Temptation overtook me when I got to 48th St and so I went to Sean’s. Spent over $40 on a huge burger and fries, and a double vodka on the rocks. Because the old guy who came in ordered a double vodka and that sounded like a good idea. I wrote a couple hundred words in the Muji diary (88). Will type them in at bottom.

When I got home and stripped down for a nap, I recalled that I’d stopped at The Travel Agency, a cannabis store, on Fifth, somewhere near the Scribner’s building. I’d bought a tiny bag of chocolate edibles. Opening it now, I found there was only one piece there, shaped like a dark-chocolate mustache. I was disappointed, and gobbled the whole thing down without reflecting that the 10 THC listed was what was contained in a much larger candy bar I bought out in Seattle in 2017.

So in a half-hour or so it hit me. Like a bad trip. Hallucinating with my eyes shut. All the horrible thoughts I’d had on acid or strong hash when I was 18. Cruel caricatures of me before my eyes, mocking me for the pathetic freak I am. Unstoned, little of any of this bothers me now, just as it did not when I was 18.

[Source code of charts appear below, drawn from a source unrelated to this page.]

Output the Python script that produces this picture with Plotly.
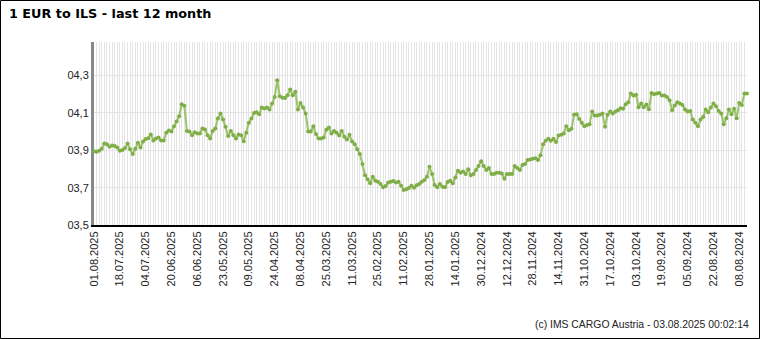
import plotly.graph_objects as go
import pandas as pd

title_text = "1 EUR to ILS - last 12 month"
footer_text = "(c) IMS CARGO Austria - 03.08.2025 00:02:14"

# TARGET business days (newest first)
target_holidays = ["2024-12-25", "2024-12-26", "2025-01-01",
                   "2025-04-18", "2025-04-21", "2025-05-01"]
days = pd.bdate_range("2024-08-05", "2025-08-01", freq="C", holidays=target_holidays)
dates = [d.strftime("%d.%m.%Y") for d in days[::-1]]

eur_ils = [
    3.895, 3.892, 3.898, 3.908, 3.937, 3.933, 3.919, 3.926, 3.923, 3.915,
    3.898, 3.901, 3.912, 3.937, 3.905, 3.880, 3.908, 3.940, 3.915, 3.947,
    3.960, 3.965, 3.985, 3.953, 3.963, 3.969, 3.953, 3.953, 3.994, 4.006,
    4.001, 4.029, 4.054, 4.083, 4.147, 4.138, 4.004, 4.001, 3.981, 3.997,
    3.990, 3.990, 4.017, 4.012, 3.981, 3.963, 4.004, 4.017, 4.070, 4.097,
    4.065, 4.026, 3.976, 4.004, 3.981, 3.963, 3.985, 3.981, 3.949, 3.994,
    4.047, 4.070, 4.100, 4.104, 4.093, 4.129, 4.124, 4.129, 4.118, 4.150,
    4.186, 4.275, 4.189, 4.182, 4.180, 4.195, 4.225, 4.195, 4.214, 4.118,
    4.154, 4.129, 4.097, 4.001, 4.001, 4.029, 3.987, 3.963, 3.963, 3.969,
    4.010, 4.022, 3.990, 4.004, 3.994, 3.979, 4.004, 3.972, 3.958, 3.983,
    3.947, 3.933, 3.905, 3.880, 3.826, 3.766, 3.745, 3.723, 3.759, 3.737,
    3.732, 3.720, 3.702, 3.709, 3.727, 3.732, 3.735, 3.727, 3.732, 3.710,
    3.688, 3.691, 3.698, 3.710, 3.700, 3.713, 3.720, 3.732, 3.741, 3.759,
    3.812, 3.773, 3.714, 3.702, 3.720, 3.705, 3.702, 3.730, 3.737, 3.723,
    3.755, 3.791, 3.780, 3.787, 3.773, 3.798, 3.766, 3.773, 3.794, 3.816,
    3.841, 3.816, 3.794, 3.805, 3.773, 3.773, 3.780, 3.780, 3.776, 3.748,
    3.773, 3.773, 3.773, 3.816, 3.805, 3.794, 3.821, 3.826, 3.848, 3.851,
    3.855, 3.858, 3.848, 3.873, 3.933, 3.951, 3.962, 3.951, 3.962, 3.944,
    3.979, 3.983, 3.990, 4.029, 4.008, 4.015, 4.090, 4.093, 4.068, 4.047,
    4.029, 4.036, 4.040, 4.108, 4.086, 4.086, 4.090, 4.097, 4.026, 4.090,
    4.108, 4.097, 4.108, 4.115, 4.125, 4.122, 4.147, 4.157, 4.204, 4.193,
    4.197, 4.130, 4.150, 4.130, 4.145, 4.120, 4.207, 4.200, 4.204, 4.207,
    4.193, 4.193, 4.186, 4.168, 4.115, 4.140, 4.157, 4.150, 4.143, 4.118,
    4.108, 4.111, 4.065, 4.047, 4.029, 4.065, 4.079, 4.118, 4.104, 4.129,
    4.150, 4.136, 4.111, 4.097, 4.040, 4.072, 4.118, 4.093, 4.122, 4.072,
    4.154, 4.143, 4.204, 4.204,
]

y_ticks = [3.5, 3.7, 3.9, 4.1, 4.3]
y_tick_labels = ["03,5", "03,7", "03,9", "04,1", "04,3"]
label_step = 10

n = min(len(dates), len(eur_ils))
dates = dates[:n]
eur_ils = eur_ils[:n]
pos = list(range(n))
x_tick_text = [d if i % label_step == 0 else "" for i, d in enumerate(dates)]

W, H = 760, 339
L, R, T, B = 94, 13, 42, 114
PW, PH = W - L - R, H - T - B

fig = go.Figure()
fig.add_trace(go.Scatter(
    x=pos, y=eur_ils, mode="lines+markers",
    line=dict(color="#9cc46b", width=2),
    marker=dict(color="#7fae47", size=4),
    cliponaxis=False, hoverinfo="skip", showlegend=False,
))

tick_font = dict(family="Liberation Sans, Arial, sans-serif", size=11, color="#222222")
footer_font = dict(family="Liberation Sans, Arial, sans-serif", size=10.4, color="#222222")

fig.update_layout(
    width=W, height=H,
    margin=dict(l=L, r=R, t=T, b=B, pad=0),
    paper_bgcolor="white", plot_bgcolor="white",
    title=dict(text="<b>" + title_text + "</b>", x=9 / W, xanchor="left",
               y=1 - 9 / H, yanchor="top",
               font=dict(family="DejaVu Sans, Verdana, sans-serif", size=12.8, color="black")),
    xaxis=dict(range=[0, n - 1], tickmode="array", tickvals=pos, ticktext=x_tick_text,
               tickangle=-90, showgrid=True, gridcolor="#e4e4e4", gridwidth=1,
               showline=True, linecolor="black", linewidth=2, zeroline=False,
               ticks="", tickfont=tick_font, layer="below traces"),
    yaxis=dict(range=[3.5, 4.48], tickmode="array", tickvals=y_ticks, ticktext=y_tick_labels,
               showgrid=True, gridcolor="#e4e4e4", gridwidth=1,
               showline=True, linecolor="#888888", linewidth=3, zeroline=False,
               ticks="", tickfont=tick_font, layer="below traces"),
    annotations=[dict(text=footer_text, xref="paper", yref="paper",
                      x=(751 - L) / PW, xanchor="right",
                      y=(H - B - 324) / PH, yanchor="middle", showarrow=False,
                      font=footer_font)],
    shapes=[dict(type="rect", xref="paper", yref="paper",
                 x0=(0.5 - L) / PW, x1=(W - 0.5 - L) / PW,
                 y0=(H - B - (H - 0.5)) / PH, y1=(H - B - 0.5) / PH,
                 line=dict(color="black", width=1), layer="above")],
)

fig.write_html("out.html")
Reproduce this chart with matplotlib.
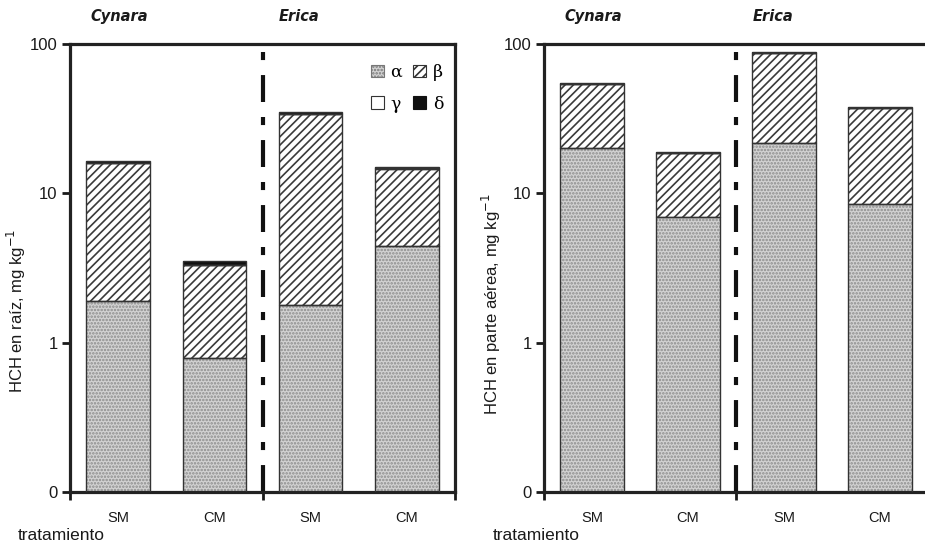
import matplotlib
matplotlib.use("Agg")
import matplotlib.pyplot as plt
from matplotlib.patches import Patch
from matplotlib.ticker import FixedLocator, FixedFormatter, NullFormatter

plt.rcParams['font.family'] = ['Liberation Sans', 'DejaVu Sans']
plt.rcParams['hatch.linewidth'] = 1.2
plt.rcParams['lines.scale_dashes'] = False

# data
treatments = ["SM", "CM", "SM", "CM"]
species = ["Cynara", "Erica"]

root_alpha = [1.91, 0.79, 1.80, 4.43]
root_beta = [14.0, 2.50, 32.0, 10.2]
root_gamma = [0.05, 0.03, 0.10, 0.05]
root_delta = [0.40, 0.18, 0.90, 0.35]

shoot_alpha = [20.1, 6.93, 21.8, 8.44]
shoot_beta = [33.5, 11.6, 65.0, 28.8]
shoot_gamma = [0.20, 0.10, 0.40, 0.20]
shoot_delta = [1.2, 0.3, 1.6, 0.5]

ylabels = ["HCH en raíz, mg kg$^{-1}$", "HCH en parte aérea, mg kg$^{-1}$"]

YMIN = 0.1
EDGE = "#333333"
TXT = "#1a1a1a"
styles = {
    "alpha": dict(facecolor="#d2d2d2", hatch=".....", hcolor="#8c8c8c"),
    "beta": dict(facecolor="white", hatch="////", hcolor="#3a3a3a"),
    "gamma": dict(facecolor="white", hatch="", hcolor=EDGE),
    "delta": dict(facecolor="#111111", hatch="", hcolor="#111111"),
}


def draw_panel(ax, alpha, beta, gamma, delta, ylabel, label_xy):
    x = [0.5, 1.5, 2.5, 3.5]
    w = 0.66
    bottom = [YMIN] * 4
    for key, vals in [("alpha", alpha), ("beta", beta), ("gamma", gamma), ("delta", delta)]:
        st = styles[key]
        tops = [b + v if b > YMIN else v for b, v in zip(bottom, vals)]
        heights = [t - b for t, b in zip(tops, bottom)]
        ax.bar(x, heights, w, bottom=bottom, color=st["facecolor"], hatch=st["hatch"],
               edgecolor=st["hcolor"], linewidth=0, zorder=2)
        ax.bar(x, heights, w, bottom=bottom, fill=False, edgecolor=EDGE, linewidth=1.0, zorder=3)
        bottom = tops

    ax.set_yscale("log")
    ax.set_ylim(YMIN, 100)
    ax.set_xlim(0, 4)
    ax.yaxis.set_major_locator(FixedLocator([0.1, 1, 10, 100]))
    ax.yaxis.set_major_formatter(FixedFormatter(["0", "1", "10", "100"]))
    ax.yaxis.set_minor_locator(FixedLocator([]))
    ax.tick_params(axis="y", which="major", length=6, width=2, labelsize=12, pad=3, colors=TXT)

    ax.xaxis.set_major_locator(FixedLocator([0, 2, 4]))
    ax.xaxis.set_major_formatter(NullFormatter())
    ax.xaxis.set_minor_locator(FixedLocator(x))
    ax.xaxis.set_minor_formatter(FixedFormatter(treatments))
    ax.tick_params(axis="x", which="major", length=6, width=2, colors=TXT)
    ax.tick_params(axis="x", which="minor", length=0, pad=14, labelsize=10.5, colors=TXT)

    for s in ax.spines.values():
        s.set_linewidth(2.3)
        s.set_color("#222222")

    ax.axvline(2, color="#111111", linewidth=3, linestyle=(0, (19.4, 10.8, 5.8, 10.8)), zorder=1)

    ax.set_ylabel(ylabel, fontsize=12, color=TXT)
    ax.yaxis.set_label_coords(*label_xy)

    ax.text(x[0] - w / 2 + 0.04, 1.045, species[0], transform=ax.get_xaxis_transform(),
            fontsize=10.5, fontweight="bold", style="italic", ha="left", va="bottom", color=TXT,
            family="DejaVu Sans")
    ax.text(x[2] - w / 2 + 0.0, 1.045, species[1], transform=ax.get_xaxis_transform(),
            fontsize=10.5, fontweight="bold", style="italic", ha="left", va="bottom", color=TXT,
            family="DejaVu Sans")


fig = plt.figure(figsize=(9.25, 5.45), dpi=100)
ax1 = fig.add_axes([70 / 925, 1 - 492 / 545, 385 / 925, 448 / 545])
ax2 = fig.add_axes([544 / 925, 1 - 492 / 545, 384 / 925, 448 / 545])

draw_panel(ax1, root_alpha, root_beta, root_gamma, root_delta, ylabels[0], (-0.11, 0.405))
draw_panel(ax2, shoot_alpha, shoot_beta, shoot_gamma, shoot_delta, ylabels[1], (-0.108, 0.42))

fig.text(18 / 925, 1 - 536 / 545, "tratamiento", fontsize=12.5, color=TXT, va="center", ha="left")
fig.text(493 / 925, 1 - 536 / 545, "tratamiento", fontsize=12.5, color=TXT, va="center", ha="left")

handles = [
    Patch(facecolor=styles["alpha"]["facecolor"], hatch=".....", edgecolor="#777777", linewidth=0.8),
    Patch(facecolor="white", edgecolor=EDGE, linewidth=0.8),
    Patch(facecolor="white", hatch="////", edgecolor="#333333", linewidth=0.8),
    Patch(facecolor="#111111", edgecolor="#111111", linewidth=0.8),
]
labels = ["α", "γ", "β", "δ"]
ax1.legend(handles, labels, ncol=2, loc="upper right", bbox_to_anchor=(1.01, 0.99), frameon=False,
           prop={"family": "DejaVu Serif", "size": 12.5}, handlelength=0.75, handleheight=0.75,
           handletextpad=0.4, columnspacing=0.6, labelspacing=0.85)

fig.savefig("out.png", dpi=100)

Cottonmouth. I kept staggering to my feet and filling a cup with water. After doing this two or three times, the dreadful, self-persecuting thoughts began to fade. Yet it must have been a 4-to-6-hour high in all, mostly unpleasant. A relief when early morning came, after some genuine, undisturbed sleep, and I knew the bad trip was now out of my system. I still staggered a bit when getting up. In the course of the next few hours I ate all the cheese and half the crackers I bought yesterday.

I remember going home after first couple months in college, for Thanksgiving, and smoking a little joint in the bedroom with the window open. At that point similar thoughts had flashed upon me, but they were happy and welcome. There was the sudden realization, not for the first time, that the sc was a-comin’, and inevitable.

My blood report from Bellevue shows that my LDL cholesterol is high, but my HDL cholesterol is in the good range. I thought Michael had some anti-cholesterol pills among his stashes, but I’m not seeing them around now. Perhaps I tossed them.

I’m thinking of going down to The Travel Agency and complaining. Bring the pack. I don’t really want more of this stuff. Maybe something indica.

Now I feel free, terribly free and reprieved. It’s Tuesday, and I don’t have to go see Schiffman in two days. Nothing on the books in fact until early Saturday morning, when I work Ferry and Amenities for Gov Is.


 

From Diary 88, yesterday:

21 OCT 2024

Sean’s Bar for the first time in maybe 6-7 years. Double shot of vodka because I haven’t had booze in a week and this looks like a half-pint in the big double-old-fashioned glass (more like triple-old-fashioned).

Fatigue from yesterday, when I went off to TMPL but turned home again halfway out. Slept pretty well, listening to J Toland’s Last 100 Days. Never listened before. Awful lot of tiring detail about crossing the Rhine. Lately it’s Operation Sunrise and the ineffably incompetent Reischsführer Himmler.

To my complete surprise, my WTC in-person appt at Bellevue was this morning, not the 24th. And I was all prepared to talk about my pregnancies, my chillun, but the subject never came up. I didn’t take my clothes off. Short, fat, rather jolly Dr. Leah Schiffman. They did take blood afterwards.